Na sua atual formatação parlamentar, dificilmente. Dos partidos do chamado "Arco da Governação" (PS/PSD/PP) dois deles têm laços muito fortes com os seus equivalentes de Madrid, sendo que o PP é em Espanha o partido político mais "espanholista"/centralista e isto apesar da sua quase total dominação eleitoral na Galiza. O PCP não tem discurso sobre a Lusofonia, parecendo tratar o tema como se este lhe trouxesse ressonâncias de um outro Portugal, de uma outra época. O Bloco de Esquerda tem laços muitos estreitos com o Bloco Nacionalista Galego, mas também não tem um discurso lusófono ou de reforço da CPLP ou de aproximação entre as nações da comunidade lusófona. No campo da Lusofonia, na cena política portuguesa pouco mais há que o deserto... Razão pela qual, aliás, o MIL lançou recentemente um repto para a formação de uma "Plataforma Cidadania, Ecologia e Lusofonia" à qual já aderiu um partido galego (o Partido da Terra): Mas esta cena adversa não deve desencorajar nem os cidadãos portugueses, nem os demais cidadãos lusófonos: os políticos fazem em última instância aquilo que está conforme à vontade dos povos, por puro instinto de sobrevivência, ou que deles merece apenas uma clara indiferença. O MIL é muitas coisas, sendo uma delas um grupo de pressão pró-lusófono.
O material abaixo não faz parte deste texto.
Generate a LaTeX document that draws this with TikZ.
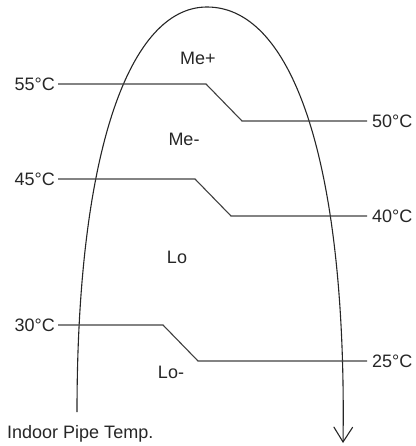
\documentclass[tikz,border=0pt]{standalone}
\usepackage{fontspec}
\setmainfont{Liberation Sans}
\usetikzlibrary{arrows.meta}
\begin{document}
\begin{tikzpicture}[x=1pt,y=-1pt,
  lbl/.style={inner sep=0pt,font=\fontsize{18}{20}\selectfont,text=black!85},
  level/.style={line width=1.1pt,draw=black!75},
  flow/.style={line width=1.1pt,draw=black!85,-{Straight Barb[length=15pt,width=19pt,line width=1.1pt]}}]
\useasboundingbox (0,0) rectangle (415,446);
% curve
\coordinate (cs) at (77,412);
\coordinate (ctop) at (207,7);
\coordinate (ce) at (343,443);
\draw[flow] (cs) .. controls (77,150) and (130,7) .. (ctop)
  .. controls (295,7) and (347,170) .. (ce);
% labels left
\node[lbl,anchor=east] (t55) at (55,84) {55°C};
\node[lbl,anchor=east] (t45) at (55,179) {45°C};
\node[lbl,anchor=east] (t30) at (55,325) {30°C};
% labels right
\node[lbl,anchor=west] (t50) at (372,121) {50°C};
\node[lbl,anchor=west] (t40) at (372,216) {40°C};
\node[lbl,anchor=west] (t25) at (372,361) {25°C};
% corner coordinates
\coordinate (a1) at (206,84);  \coordinate (a2) at (242,121);
\coordinate (b1) at (195,179); \coordinate (b2) at (231,216);
\coordinate (c1) at (163,325); \coordinate (c2) at (198,361);
\draw[level] (t55.east) ++(3,0) -- (a1) -- (a2) -- ([xshift=-5pt]t50.west);
\draw[level] (t45.east) ++(3,0) -- (b1) -- (b2) -- ([xshift=-5pt]t40.west);
\draw[level] (t30.east) ++(3,0) -- (c1) -- (c2) -- ([xshift=-5pt]t25.west);
% zone labels
\node[lbl] (mep) at (198,58) {Me+};
\node[lbl] (mem) at (184,139) {Me-};
\node[lbl] (lo) at (177,257) {Lo};
\node[lbl] (lom) at (171,372) {Lo-};
\node[lbl,anchor=base west] (ipt) at (7,438) {Indoor Pipe Temp.};
\end{tikzpicture}
\end{document}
Insistiremos assim, persistindo na defesa da Causa Galega, em todas as instâncias onde julgarmos oportuno intervir, sem desistir e objetivando sempre o fim supremo, que é o da Língua Portuguesa da Galiza (Língua Galega).
Para finalizar, queremos partilhar com você umha consideraçom sobre o MIL, do qual é vice-presidente. O Movimento Internacional Lusófono é visto com bons olhos, e mesmo esperança, em alguns setores reitengracionistas. Contudo, no independentismo o MIL é olhado com mais rezelo, e mesmo acusado de “neocolonialista”. O facto de que, por exemplo, o Prémio Personalidade Lusófona de 2011 fosse entregue ao Adriano Moreira, que fora Ministro do Ultramar durante o Estado Novo e Diretor da Escola Superior Colonial que formava os quadros administrativos coloniais, gera ainda mais desconfianças. Como defenderia o MIL destes rezelos?
Conhecemos a separação de posições no nacionalismo galego, entre independendistas (mais próximos da Esquerda e Extrema Esquerda) e reintegracionistas (mais centristas). O MIL é transversal ao espectro político convencional. Temos entre nós pessoas que politicamente se posicionam mais à Esquerda (como eu), outras mais à Direita, outras que francamente não têm posição política assumida. Adriano Moreira foi um quadro do Antigo Regime, decerto, mas foi também um quadro que deixou o Governo em ruptura com Oliveira Salazar precisamente porque defendia uma maior autonomia para o então "Ultramar Português". Chamado ao governo no começo da década de sessenta para ocupar o cargo de ministro do Ultramar, lançou uma série de reformas como a abolição do Estatuto do Indígena e do trabalho obrigatório e a elaboração de um Código do Trabalho Rural. Certo dia, quando Salazar o chama ao seu gabinete e diz-lhe "é preciso mudar essa política". Adriano Moreira responde apresentando a demissão.